What to do
Records follow. Copy every line with "figure".

Given information
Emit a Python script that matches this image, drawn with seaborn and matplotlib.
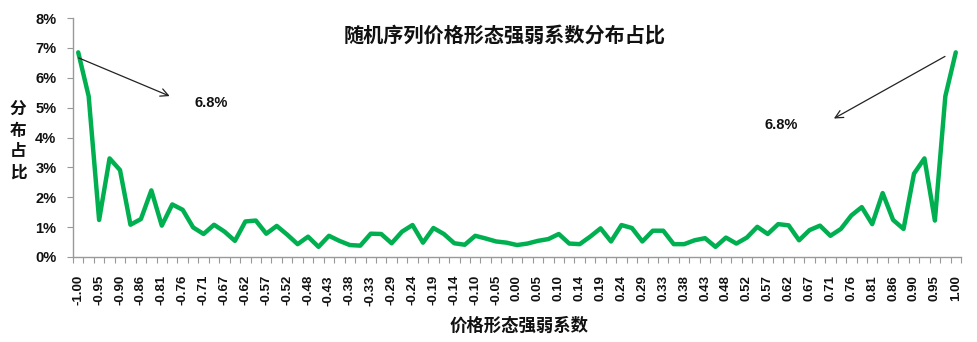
import numpy as np
import pandas as pd
import matplotlib
matplotlib.use("Agg")
import matplotlib.pyplot as plt
import seaborn as sns
from matplotlib.ticker import FixedLocator, PercentFormatter

# ---- data ----
share_pct = [6.85, 5.38, 1.24, 3.30, 2.91, 1.08, 1.27, 2.23, 1.05, 1.76,
             1.58, 0.99, 0.77, 1.08, 0.85, 0.54, 1.19, 1.22, 0.78, 1.04,
             0.75, 0.43, 0.68, 0.34, 0.71, 0.54, 0.40, 0.38, 0.78, 0.77,
             0.46, 0.85, 1.07, 0.48, 0.97, 0.77, 0.46, 0.41, 0.71, 0.62,
             0.52, 0.48, 0.40, 0.45, 0.54, 0.60, 0.77, 0.45, 0.43, 0.68,
             0.96, 0.52, 1.07, 0.97, 0.52, 0.88, 0.88, 0.43, 0.43, 0.56,
             0.63, 0.34, 0.65, 0.45, 0.65, 1.01, 0.77, 1.10, 1.06, 0.56,
             0.90, 1.05, 0.71, 0.94, 1.39, 1.67, 1.10, 2.14, 1.24, 0.94,
             2.79, 3.30, 1.22, 5.38, 6.85]
category_index = list(range(len(share_pct)))
tick_labels = ["-1.00", "-0.95", "-0.90", "-0.86", "-0.81", "-0.76", "-0.71",
               "-0.67", "-0.62", "-0.57", "-0.52", "-0.48", "-0.43", "-0.38",
               "-0.33", "-0.29", "-0.24", "-0.19", "-0.14", "-0.10", "-0.05",
               "0.00", "0.05", "0.10", "0.14", "0.19", "0.24", "0.29", "0.33",
               "0.38", "0.43", "0.48", "0.52", "0.57", "0.62", "0.67", "0.71",
               "0.76", "0.81", "0.86", "0.90", "0.95", "1.00"]
title = "随机序列价格形态强弱系数分布占比"
xlabel = "价格形态强弱系数"
ylabel = "分布占比"
note = "6.8%"

df = pd.DataFrame({"idx": category_index, "share": share_pct})

sns.set_theme(style="white")
plt.rcParams["font.family"] = ["Liberation Sans", "Noto Sans CJK SC", "DejaVu Sans"]

fig = plt.figure(figsize=(9.78, 3.42), dpi=100)
ax = fig.add_axes([73 / 978, 1 - 257 / 342, (961 - 73) / 978, (257 - 18) / 342])

sns.lineplot(data=df, x="idx", y="share", ax=ax, color="#00B050",
             linewidth=3.2, solid_joinstyle="round", solid_capstyle="round")

ax.set_xlim(-0.5, len(share_pct) - 0.5)
ax.set_ylim(0, 8)

# y axis
ax.yaxis.set_major_locator(FixedLocator(range(0, 9)))
ax.yaxis.set_major_formatter(PercentFormatter(decimals=0))
for lab in ax.get_yticklabels():
    lab.set_fontweight("bold")
ax.tick_params(axis="y", which="major", length=4, width=0.8, color="#999999",
               direction="out", left=True, labelsize=10.5, pad=8, labelcolor="#111111")

# x axis: labels every other category, ticks at category boundaries
ax.set_xticks(category_index[::2])
ax.set_xticklabels(tick_labels, rotation=90, fontsize=9.5, fontweight="bold",
                   color="#111111")
ax.set_xticks(np.arange(-0.5, len(share_pct), 1.0), minor=True)
ax.tick_params(axis="x", which="major", length=0, pad=13)
ax.tick_params(axis="x", which="minor", length=4, width=0.8, color="#999999",
               direction="out", bottom=True)

for side in ["top", "right"]:
    ax.spines[side].set_visible(False)
for side in ["left", "bottom"]:
    ax.spines[side].set_color("#999999")
    ax.spines[side].set_linewidth(1.0)

ax.set_xlabel("")
ax.set_ylabel("")

cjk = ["Noto Sans CJK SC", "DejaVu Sans"]
fig.text(505 / 978, 1 - 35 / 342, title, ha="center", va="center",
         fontsize=14.5, fontweight="bold", family=cjk, color="#111111")
fig.text(519 / 978, 1 - 326 / 342, xlabel, ha="center", va="center",
         fontsize=12.5, fontweight="bold", family=cjk, color="#111111")
fig.text(18 / 978, 1 - 141 / 342, "\n".join(ylabel), ha="center", va="center",
         fontsize=12, fontweight="bold", family=cjk, color="#111111",
         linespacing=1.2)

# annotations
arrow = dict(arrowstyle="->", color="#222222", lw=0.9, mutation_scale=14)
ax.annotate("", xy=(9.0, 5.35), xytext=(-0.2, 6.7), arrowprops=arrow)
ax.annotate("", xy=(72.1, 4.59), xytext=(83.2, 6.76), arrowprops=arrow)
ax.text(12.7, 5.17, note, ha="center", va="center", fontsize=10.5,
        fontweight="bold", color="#111111")
ax.text(67.3, 4.43, note, ha="center", va="center", fontsize=10.5,
        fontweight="bold", color="#111111")

fig.savefig("out.png", dpi=100)
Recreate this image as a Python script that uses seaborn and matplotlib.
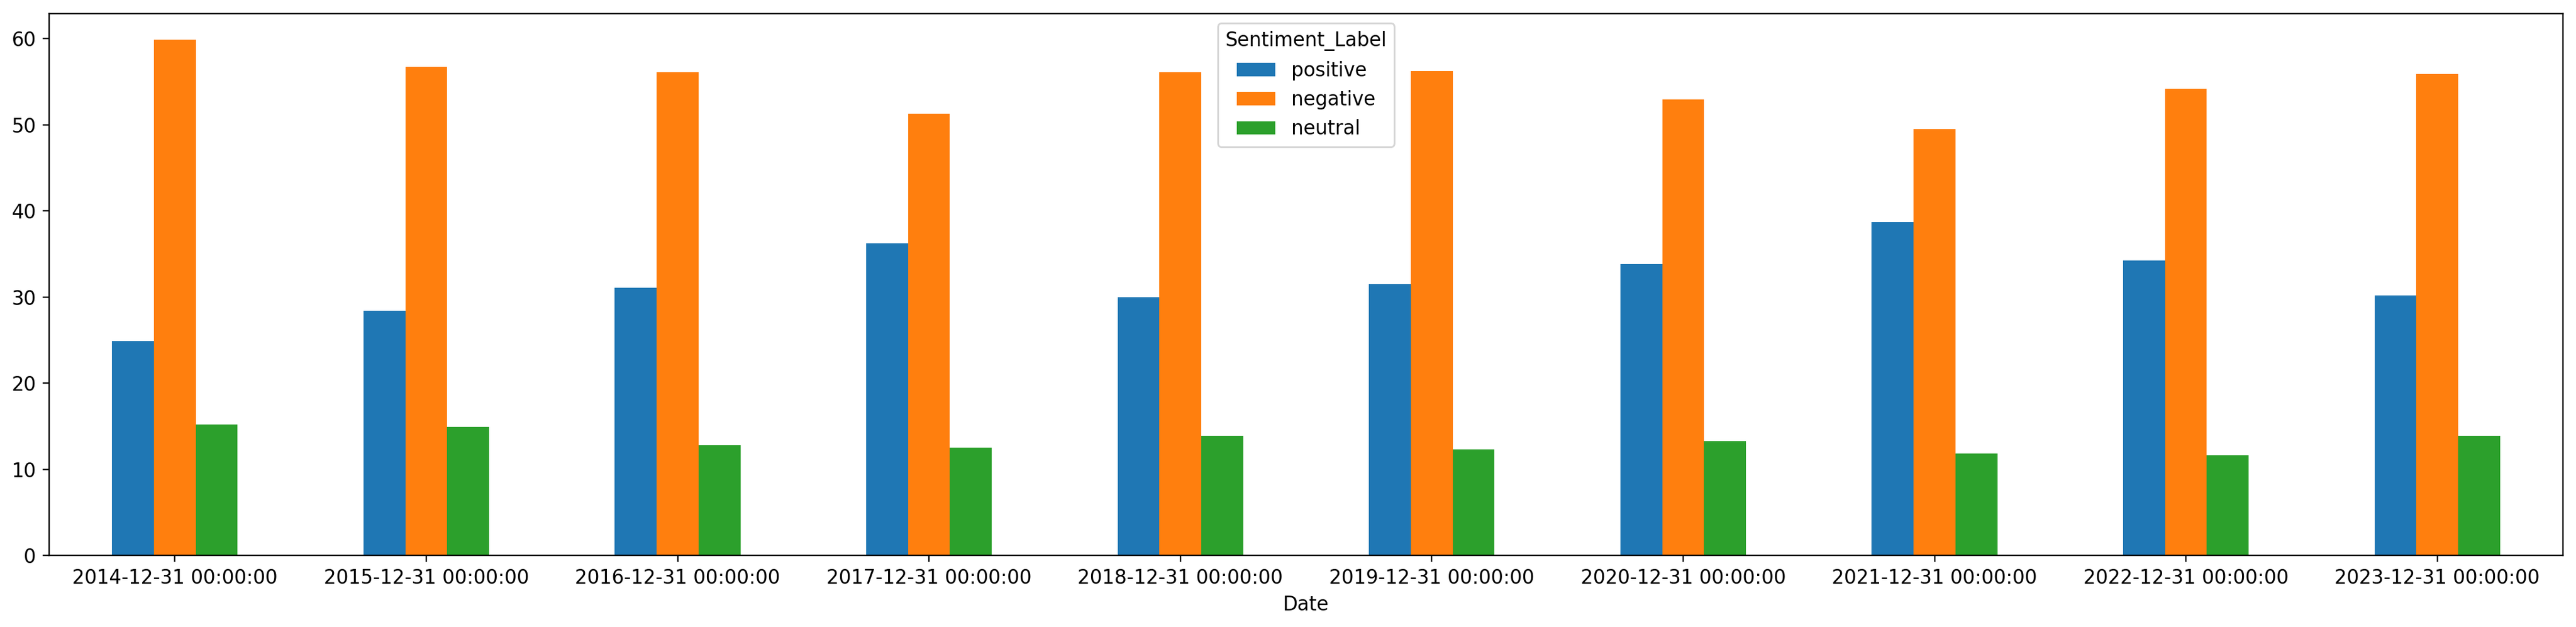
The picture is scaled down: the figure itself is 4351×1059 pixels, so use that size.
import matplotlib
matplotlib.use("Agg")
import matplotlib.pyplot as plt
import seaborn as sns
import pandas as pd

dates = ["2014-12-31 00:00:00", "2015-12-31 00:00:00", "2016-12-31 00:00:00",
         "2017-12-31 00:00:00", "2018-12-31 00:00:00", "2019-12-31 00:00:00",
         "2020-12-31 00:00:00", "2021-12-31 00:00:00", "2022-12-31 00:00:00",
         "2023-12-31 00:00:00"]
labels = ["positive", "negative", "neutral"]
positive = [24.9, 28.4, 31.1, 36.2, 30.0, 31.5, 33.8, 38.7, 34.2, 30.2]
negative = [59.9, 56.7, 56.1, 51.3, 56.1, 56.2, 52.9, 49.5, 54.2, 55.9]
neutral = [15.2, 14.9, 12.8, 12.5, 13.9, 12.3, 13.3, 11.8, 11.6, 13.9]
colors = ["#1f77b4", "#ff7f0e", "#2ca02c"]

rows = []
for i, d in enumerate(dates):
    for lab, vals in zip(labels, [positive, negative, neutral]):
        rows.append({"Date": d, "Sentiment_Label": lab, "value": vals[i]})
df = pd.DataFrame(rows)

plt.rcParams['font.family'] = ['DejaVu Sans']
plt.rcParams['font.size'] = 10.9
plt.rcParams['xtick.major.size'] = 3.5 * 1.09
plt.rcParams['ytick.major.size'] = 3.5 * 1.09
fig = plt.figure(figsize=(4351 / 216, 1059 / 216), dpi=216)
ax = fig.add_axes([83 / 4351, 1 - 938 / 1059, (4329 - 83) / 4351, (938 - 23) / 1059])
sns.barplot(data=df, x="Date", y="value", hue="Sentiment_Label",
            order=dates, hue_order=labels, palette=colors, saturation=1,
            width=0.5, gap=0, errorbar=None, linewidth=0, ax=ax)
ax.set_ylim(0, 62.9)
ax.set_xlim(-0.5, len(dates) - 0.5)
ax.set_ylabel("")
ax.set_xlabel("Date")
ax.tick_params(axis="x", rotation=0)
sns.move_legend(ax, "upper center", title="Sentiment_Label")
fig.savefig("out.png", dpi=216)
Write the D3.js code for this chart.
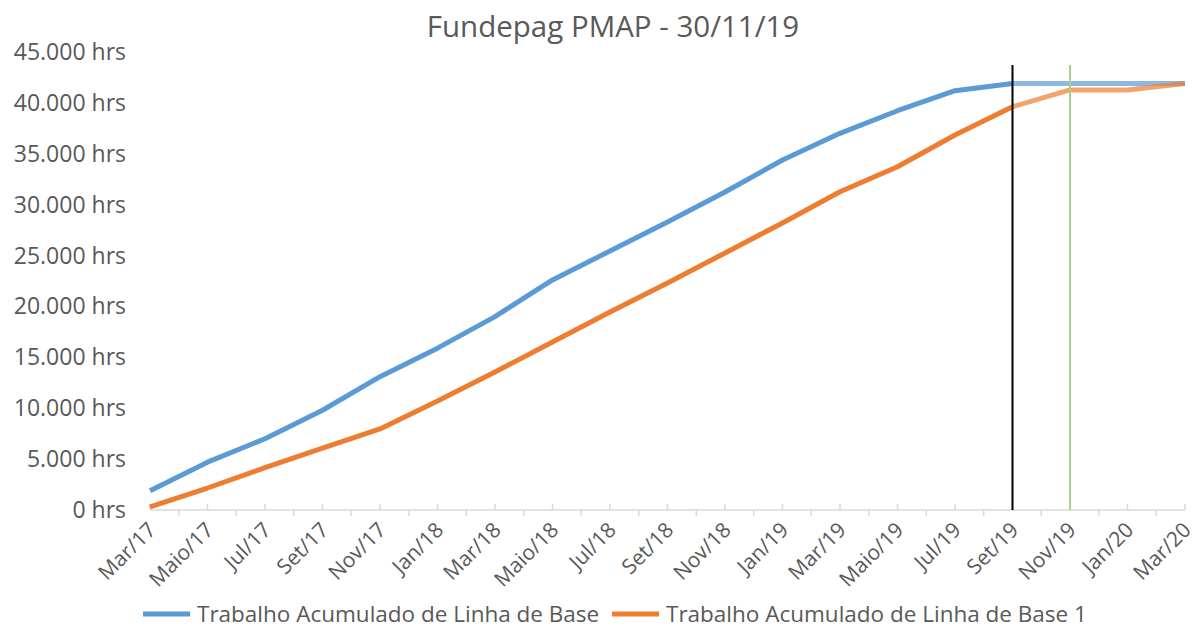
<!DOCTYPE html>
<html lang="pt">
<head>
<meta charset="UTF-8">
<title>Fundepag PMAP</title>
<script src="https://d3js.org/d3.v7.min.js"></script>
<style>
  body { margin: 0; background: #fff; }
  text { font-family: "Open Sans", "Noto Sans", sans-serif; fill: #595959; }
</style>
</head>
<body>
<div id="chart"></div>
<script>
// bimonthly points, axis has a tick every month
var categories = ["Mar/17", "Maio/17", "Jul/17", "Set/17", "Nov/17", "Jan/18", "Mar/18", "Maio/18", "Jul/18", "Set/18",
                  "Nov/18", "Jan/19", "Mar/19", "Maio/19", "Jul/19", "Set/19", "Nov/19", "Jan/20", "Mar/20"];
var baseline = [1900, 4700, 7000, 9800, 13100, 15900, 19000, 22600, 25450, 28300,
                31240, 34390, 37010, 39230, 41200, 41900, 41900, 41900, 41900];
var baseline1 = [300, 2160, 4160, 6090, 7960, 10700, 13560, 16500, 19450, 22300,
                 25250, 28200, 31270, 33730, 36840, 39620, 41270, 41270, 41900];
var yTicks = [0, 5000, 10000, 15000, 20000, 25000, 30000, 35000, 40000, 45000];
var seriesNames = ["Trabalho Acumulado de Linha de Base", "Trabalho Acumulado de Linha de Base 1"];
var markers = [{ at: "Set/19", color: "#000000" }, { at: "Nov/19", color: "#a9d18e" }];
var statusDate = "Set/19"; // lines are lighter after this point

var w = 1196, h = 628;
var pLeft = 150, pRight = 1185, pTop = 52, pBottom = 510;

var svg = d3.select("#chart").append("svg").attr("width", w).attr("height", h);

var nMonths = (categories.length - 1) * 2;
var x = d3.scaleLinear().domain([0, nMonths]).range([pLeft, pRight]);
var y = d3.scaleLinear().domain([0, 45000]).range([pBottom, pTop]);
var monthOf = function(c) { return categories.indexOf(c) * 2; };

var loc = d3.formatLocale({ decimal: ",", thousands: ".", grouping: [3], currency: ["R$", ""] });
var fmt = loc.format(",d");

// title
svg.append("text").attr("x", 613).attr("y", 37).attr("text-anchor", "middle")
  .style("font-size", "29.5px").text("Fundepag PMAP - 30/11/19");

// y labels
svg.append("g").selectAll("text").data(yTicks).enter().append("text")
  .attr("x", 126).attr("y", function(d) { return y(d); }).attr("dy", "0.35em")
  .attr("text-anchor", "end").style("font-size", "23px")
  .text(function(d) { return fmt(d) + " hrs"; });

// x axis
var ax = svg.append("g");
ax.append("line").attr("x1", pLeft).attr("x2", pRight).attr("y1", pBottom).attr("y2", pBottom)
  .attr("stroke", "#d9d9d9").attr("stroke-width", 1.5);
ax.selectAll("line.tick").data(d3.range(nMonths + 1)).enter().append("line")
  .attr("class", "tick")
  .attr("x1", function(d) { return x(d); }).attr("x2", function(d) { return x(d); })
  .attr("y1", function(d) { return d % 2 == 0 ? pBottom - 6 : pBottom; })
  .attr("y2", function(d) { return d % 2 == 0 ? pBottom : pBottom + 6; })
  .attr("stroke", "#d9d9d9").attr("stroke-width", 1.5);
ax.selectAll("text").data(categories).enter().append("text")
  .attr("transform", function(d, i) { return "translate(" + (x(i * 2) + 2) + "," + (pBottom + 16) + ") rotate(-45)"; })
  .attr("text-anchor", "end").attr("dy", "0.35em").style("font-size", "21px")
  .text(function(d) { return d; });

// lines
var line = d3.line().x(function(d) { return x(d.i * 2); }).y(function(d) { return y(d.v); });
var cut = categories.indexOf(statusDate);
[[baseline, "#5b9bd5"], [baseline1, "#ed7d31"]].forEach(function(s) {
  var pts = s[0].map(function(v, i) { return { i: i, v: v }; });
  svg.append("path").datum(pts.slice(cut)).attr("d", line)
    .attr("fill", "none").attr("stroke", s[1]).attr("stroke-opacity", 0.7)
    .attr("stroke-width", 5).attr("stroke-linejoin", "round");
  svg.append("path").datum(pts.slice(0, cut + 1)).attr("d", line)
    .attr("fill", "none").attr("stroke", s[1])
    .attr("stroke-width", 5).attr("stroke-linejoin", "round");
});

// status lines
svg.selectAll("line.marker").data(markers).enter().append("line")
  .attr("class", "marker")
  .attr("x1", function(d) { return x(monthOf(d.at)); }).attr("x2", function(d) { return x(monthOf(d.at)); })
  .attr("y1", 65).attr("y2", pBottom)
  .attr("stroke", function(d) { return d.color; }).attr("stroke-width", 2);

// legend
var lg = svg.append("g");
[[143, "#5b9bd5"], [612, "#ed7d31"]].forEach(function(p, i) {
  lg.append("line").attr("x1", p[0]).attr("x2", p[0] + 47).attr("y1", 614).attr("y2", 614)
    .attr("stroke", p[1]).attr("stroke-width", 5);
  lg.append("text").attr("x", p[0] + 54).attr("y", 614).attr("dy", "0.35em")
    .style("font-size", "22.5px").text(seriesNames[i]);
});
</script>
</body>
</html>
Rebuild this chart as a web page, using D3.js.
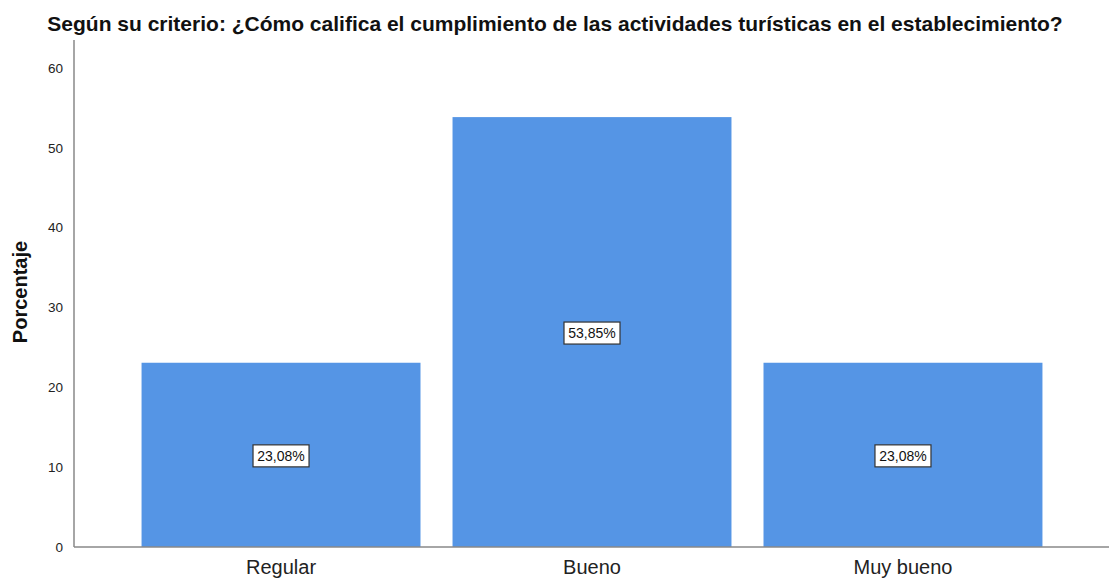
<!DOCTYPE html>
<html>
<head>
<meta charset="utf-8">
<script src="https://cdn.jsdelivr.net/npm/d3@7"></script>
<style>
  body { margin: 0; background: #fff; }
  text { font-family: "Liberation Sans", Arial, sans-serif; }
</style>
</head>
<body>
<div id="chart"></div>
<script>
const categories = ["Regular", "Bueno", "Muy bueno"];
const values = [23.08, 53.85, 23.08];
const yTicks = [0, 10, 20, 30, 40, 50, 60];

const width = 1109, height = 580;
const title = "Según su criterio: ¿Cómo califica el cumplimiento de las actividades turísticas en el establecimiento?";

const svg = d3.select("#chart").append("svg")
  .attr("width", width)
  .attr("height", height);

const x = d3.scaleBand()
  .domain(categories)
  .range([75, 1109])
  .paddingInner(0.103)
  .paddingOuter(0.214);

const y = d3.scaleLinear()
  .domain([0, 60])
  .range([547, 68]);

// bars
svg.append("g")
  .selectAll("rect")
  .data(values)
  .join("rect")
    .attr("x", (d, i) => x(categories[i]))
    .attr("y", d => y(d))
    .attr("width", x.bandwidth())
    .attr("height", d => y(0) - y(d))
    .attr("fill", "#5595e5");

// y axis
const yAxis = svg.append("g")
  .attr("transform", "translate(74,0)")
  .call(d3.axisLeft(y).tickValues(yTicks).tickSize(0).tickPadding(11));
yAxis.select(".domain").remove();
yAxis.selectAll("text")
  .attr("font-size", 13.5)
  .attr("fill", "#222")
  .style("font-family", "'Liberation Sans', Arial, sans-serif");
svg.append("line")
  .attr("x1", 74).attr("x2", 74)
  .attr("y1", 40).attr("y2", y(0))
  .attr("stroke", "#888").attr("stroke-width", 1.5);

// x axis
const xAxis = svg.append("g")
  .attr("transform", "translate(0," + y(0) + ")")
  .call(d3.axisBottom(x).tickSize(0).tickPadding(13));
xAxis.select(".domain").remove();
xAxis.selectAll("text")
  .attr("font-size", 20)
  .attr("fill", "#222")
  .style("font-family", "'Liberation Sans', Arial, sans-serif");
svg.append("line")
  .attr("x1", 74).attr("x2", width)
  .attr("y1", y(0)).attr("y2", y(0))
  .attr("stroke", "#888").attr("stroke-width", 1.5);

// value labels
const fmt = v => v.toFixed(2).replace(".", ",") + "%";
const lbl = svg.append("g")
  .selectAll("g")
  .data(values)
  .join("g")
    .attr("transform", (d, i) => "translate(" + (x(categories[i]) + x.bandwidth() / 2) + "," + (y(d / 2) + 1) + ")");
lbl.append("rect")
  .attr("x", -28).attr("y", -11)
  .attr("width", 56).attr("height", 22)
  .attr("fill", "#fff")
  .attr("stroke", "#333").attr("stroke-width", 1.2);
lbl.append("text")
  .attr("text-anchor", "middle")
  .attr("dy", "0.36em")
  .attr("font-size", 14)
  .attr("fill", "#111")
  .text(fmt);

// title
svg.append("text")
  .attr("x", 555).attr("y", 31)
  .attr("text-anchor", "middle")
  .attr("font-size", 21)
  .attr("font-weight", "bold")
  .attr("fill", "#111")
  .text(title);

// y label
svg.append("text")
  .attr("transform", "translate(27,292) rotate(-90)")
  .attr("text-anchor", "middle")
  .attr("font-size", 20)
  .attr("font-weight", "bold")
  .attr("fill", "#111")
  .text("Porcentaje");
</script>
</body>
</html>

Response to this task
fig = plt.figure(figsize=(9.78, 3.42), dpi=100)
The picture is scaled down: the figure itself is 4351×1059 pixels, so use that size.
fig = plt.figure(figsize=(4351 / 216, 1059 / 216), dpi=216)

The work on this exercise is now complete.